Ma forse a Vespa, grande uomo di televisione e dal naso fino in tema di autopromozione, serviva proprio questo clamore per far risalire lo share e l’interesse per una formula sempre più usurata e, magari, alla vigilia della presentazione dell’ennesimo nuovo libro?

Fatto sta che la il nuovo CDA della RAI, a partire da due autorevoli ed esperti professionisti come Franco Siddi (ex-segretario della FNSI, molto sensibile all’autonomia professionale e alla valorizzazione del Servizio pubblico) e Carlo Freccero (uno dei massimi esperti di televisione in Italia e in Europa, nonchè in passato innovatore di programmi alla RAI e a Fininvest), dovrebbe occuparsi di questi “spazi autogestiti” che sono diventati i programmi di Infotainment. Contratti faraonici come quelli di Vespa andrebbero ridiscussi, anche prima della fine della loro valenza, soprattutto per rivedere la loro linea editoriale, insieme a quella dei palinsesti delle tre reti TV, se si vuole innovare il Servizio pubblico e farla finita col passato. Cosa aspetta ancora il nuovo Direttore generale, Antonio Campo dell’Orto, grande esperto di media a livello internazionale, stando al suo curriculum, ad intervenire e dire “Basta!”. Non c’è da censurare nessuno. C’è solo da rivedere i canoni editoriali della comunicazione radiotelevisiva, ormai datati, filogovernativi, quando solo sensazionalisti.
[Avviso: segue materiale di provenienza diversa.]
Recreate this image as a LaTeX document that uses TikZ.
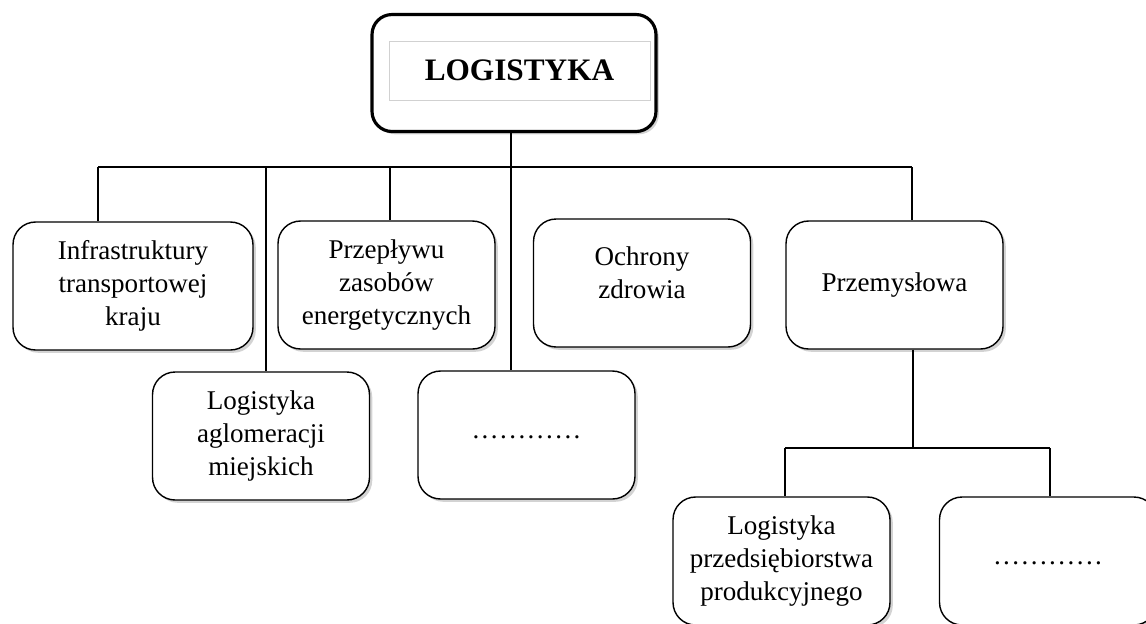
\documentclass[tikz,border=0pt]{standalone}
\usepackage{fontspec}
\setmainfont{Liberation Serif}
\usetikzlibrary{shadows}

\tikzstyle{box} = [rectangle, rounded corners=0.45cm, minimum width=4.34cm, minimum height=2.56cm, inner sep=0pt, align=center, draw=black, line width=0.8pt, fill=white, drop shadow={shadow xshift=1.6pt, shadow yshift=-1.6pt, opacity=0.35}, font=\fontsize{15.4}{18.7}\selectfont]
\tikzstyle{rootbox} = [rectangle, rounded corners=0.4cm, minimum width=5.68cm, minimum height=2.34cm, draw=black, line width=1.8pt, fill=white, drop shadow={shadow xshift=1.6pt, shadow yshift=-1.6pt, opacity=0.35}]
\tikzstyle{titlebox} = [rectangle, minimum width=5.22cm, minimum height=1.18cm, draw=black!18, line width=0.5pt, font=\fontsize{17.8}{21}\selectfont\bfseries]
\tikzstyle{conn} = [line width=0.85pt]

\newcommand{\emptyrow}{\raisebox{-4pt}{\addfontfeature{LetterSpace=9}............}}

\begin{document}
\begin{tikzpicture}[x=0.02cm, y=-0.02cm]

  \useasboundingbox (0,0) rectangle (1146,623);
  \clip (0,0) rectangle (1146,623);

  \node (root) [rootbox] at (514,73) {};
  \node (title) [titlebox] at (519.5,70.5) {LOGISTYKA};

  \node (infra) [box, minimum width=4.8cm] at (133,286) {Infrastruktury\\transportowej\\kraju};
  \node (flow) [box] at (386.5,285) {Przepływu\\zasobów\\energetycznych};
  \node (health) [box] at (642,283) {Ochrony\\zdrowia\\[-7.3pt]};
  \node (industry) [box] at (894.5,285) {Przemysłowa};
  \node (city) [box] at (261,436) {Logistyka\\aglomeracji\\miejskich};
  \node (dots1) [box] at (526.5,435) {\emptyrow};
  \node (firm) [box] at (781.5,561) {Logistyka\\przedsiębiorstwa\\produkcyjnego};
  \node (dots2) [box] at (1048,561) {\emptyrow};

  % --- %

  \coordinate (b1) at (98,167);
  \coordinate (b2) at (266,167);
  \coordinate (b3) at (390,167);
  \coordinate (b4) at (511,167);
  \coordinate (b5) at (912,167);

  \draw [conn] (b1) -- (b5);
  \draw [conn] (b1) -- (b1 |- infra.north);
  \draw [conn] (b2) -- (b2 |- city.north);
  \draw [conn] (b3) -- (b3 |- flow.north);
  \draw [conn] (b4 |- root.south) -- (b4 |- dots1.north);
  \draw [conn] (b5) -- (b5 |- industry.north);

  % --- %

  \coordinate (s0) at (913,448);
  \coordinate (s1) at (785,448);
  \coordinate (s2) at (1050,448);

  \draw [conn] (s0 |- industry.south) -- (s0);
  \draw [conn] (s1) -- (s2);
  \draw [conn] (s1) -- (s1 |- firm.north);
  \draw [conn] (s2) -- (s2 |- dots2.north);

\end{tikzpicture}
\end{document}
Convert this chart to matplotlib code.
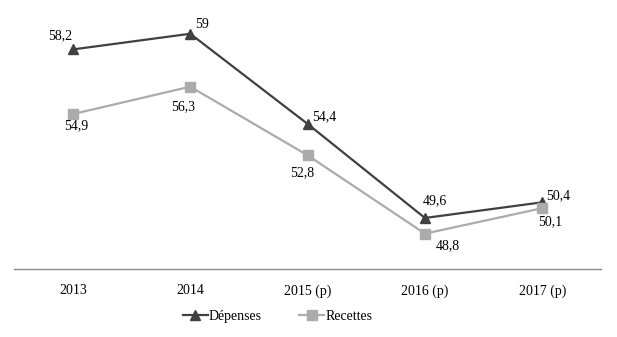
import matplotlib.pyplot as plt

plt.rcParams['font.family'] = ['Liberation Serif', 'DejaVu Serif']

annees = ['2013', '2014', '2015 (p)', '2016 (p)', '2017 (p)']
depenses = [58.2, 59.0, 54.4, 49.6, 50.4]
recettes = [54.9, 56.3, 52.8, 48.8, 50.1]

# label offsets in pixels (dx, dy)
off_dep = [(-13, 14), (12, 9), (17, 7), (10, 17), (16, 7)]
off_rec = [(3, -12), (-7, -20), (-5, -17), (23, -12), (8, -14)]

fig = plt.figure(figsize=(6.17, 3.37), dpi=100)
ax = fig.add_axes([0.023, 0.202, 0.951, 0.756])

x = range(len(annees))
ax.plot(x, depenses, color='#404040', lw=1.6, marker='^', ms=7, label='Dépenses')
ax.plot(x, recettes, color='#ababab', lw=1.6, marker='s', ms=6.5, label='Recettes')

def fmt(v):
    s = ('%.1f' % v).replace('.', ',')
    return s[:-2] if s.endswith(',0') else s

for i, v in enumerate(depenses):
    ax.annotate(fmt(v), (i, v), xytext=off_dep[i], textcoords='offset pixels',
                ha='center', va='center', fontsize=10)
for i, v in enumerate(recettes):
    ax.annotate(fmt(v), (i, v), xytext=off_rec[i], textcoords='offset pixels',
                ha='center', va='center', fontsize=10)

ax.set_xlim(-0.5, 4.5)
ax.set_ylim(47, 60)
ax.set_xticks(list(x))
ax.set_xticklabels(annees, fontsize=10)
ax.tick_params(axis='x', length=0, pad=11)
ax.set_yticks([])
for s in ['top', 'left', 'right']:
    ax.spines[s].set_visible(False)
ax.spines['bottom'].set_color('#8c8c8c')
ax.spines['bottom'].set_linewidth(1)

fig.legend(loc='center', bbox_to_anchor=(0.45, 0.062), ncol=2, frameon=False,
           fontsize=10, handlelength=1.8, handletextpad=0.1, columnspacing=2.7)

fig.savefig('out.png', dpi=100)
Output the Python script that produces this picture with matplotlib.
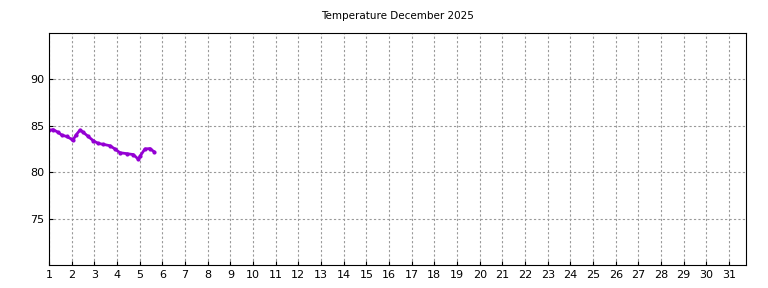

“Porta a Porta” ha fatto il suo tempo già da qualche anno. Perché non liberare energie, idee e mettere alla prova nuove professionalità interne ed esterne alla RAI, per ridare vigore all’informazione e allo spettacolo, senza dover ricorrere sempre ai 5 grandi appaltatori e mortificare le “maestranze” del più seguito Servizio pubblico d’Europa?